Waking Life (2001)
Beautiful sloppiness; an excellent mistake
9 December 2002
Warning: Spoilers
Imagine a man who shows up for a job interview wearing a torn T-shirt, sneakers, and sunglasses. The manager interviewing him can't believe that someone would have the audacity to show up like this but he can't help being impressed by this guy's intelligence, charm, sensitivity, and work-ethic...skills which every employer desires in a potential employee. Well, "Waking Life" is like that smart but sloppy man showing up for the job interview, and the employer is us, the audience.

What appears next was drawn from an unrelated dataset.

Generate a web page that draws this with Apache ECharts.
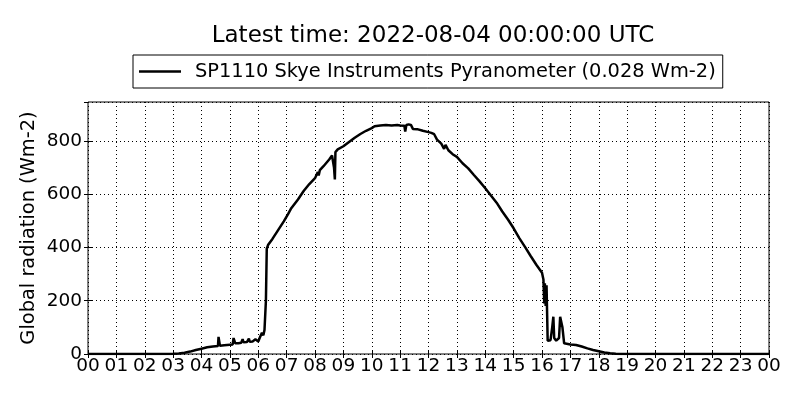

I've read the other User Comments and the common complaint among those who hate this movie is the fact that it meanders, is filled with seemingly endless, tedious philosophical ramblings, and has no characters we can connect with in a deep, emotional way. And to those people I have to say this: You're absolutely right. This movie is all of those things. It also happens to be one of the most exciting, inspiring, eye-opening and haunting experiences I've had at the movies in a long time.

For me, the movie ultimately succeeds in spite of its long, non-cinematic, abstract discussions because it's a movie about a DREAM. And aren't dreams the ultimate abstraction? How can you make a movie about something as abstract as dreams without also being abstract to some degree? This is a legitimate case of the Form matching the Content. And I truly feel that this movie accurately--very accurately-- illustrates the landscape of dreams. Some people have felt that the rotoscoping animation grates after a while but I feel that it's probably the movie's greatest asset: the live-action painted over by computer animation results in images that look both real and unreal, that look more to be based on something that's real than being real itself--and that's exactly how images look and feel in dreams (at least in my dreams).

That said, I won't go so far as saying this movie is a cinematic masterpiece, as some people have asserted. Long, static, philosophical discussions and a bunch of Talking Heads don't really belong in a movie, which needs developed characters and a consistent conflict that runs like a thread throughout the story. On that level, the movie falls short.

At its best, though, the movie works on two levels: On one level, it's the story about a guy who's trying to "wake up" from a metaphorical sleep of ignorance and unawareness. On a second level, which is more speculative and ambiguous than the first, it's the story about a guy who has just died and is experiencing nearly 120 minutes of post-mortal consciousness.

Some might disagree with the second story possibility, but I personally believe that it's the movie's Real story. There are some hints scattered throughout the film which seem to indicate that Wiley Wiggins' character is dead (spoilers ahead): 1. early in the movie, right before Wiggins gets hit by the car, he gets a ride in a boat-car which has a skull-and-crossbones banner hanging from it; 2. there are three scenes where Wiggins rides on a train, which implies that some kind of transitional Transportation is taking place--he's moving from one realm (life) to another (death); 3. the film starts in the daytime and gradually builds to nighttime where it ends--in literature (which this movie alludes to several times), night has always represented Death; 4. in the scene where Wiggins tells the red-headed woman that he believes he's dreaming, he ends by saying "But this dream is different--it's almost as if I'm being prepared for something": RIGHT AFTER he says that, we see him briefly on the train again, and right after that, we see him on a bridge which, like the train, represents transition, a change from one state to another; 5. in the Night scenes at the end, random people pass by Wiggins, making cryptic comments about death (i.e.- "Kiergegaard's last words were 'sweep me up'."): it's as if these people are trying to tell the Wiggins that he's dead.

Seen from this latter perspective, the movie plays almost like a tragedy: a man, about to die, looks back on his life (just like the old woman whom Julie Delpy mentions early in the movie) and realizes that he has been none other than an observer, a watcher, a listener rather than a Doer. And by the time he realizes this, it's too late--he's pulled into the sky/Eternity/Death.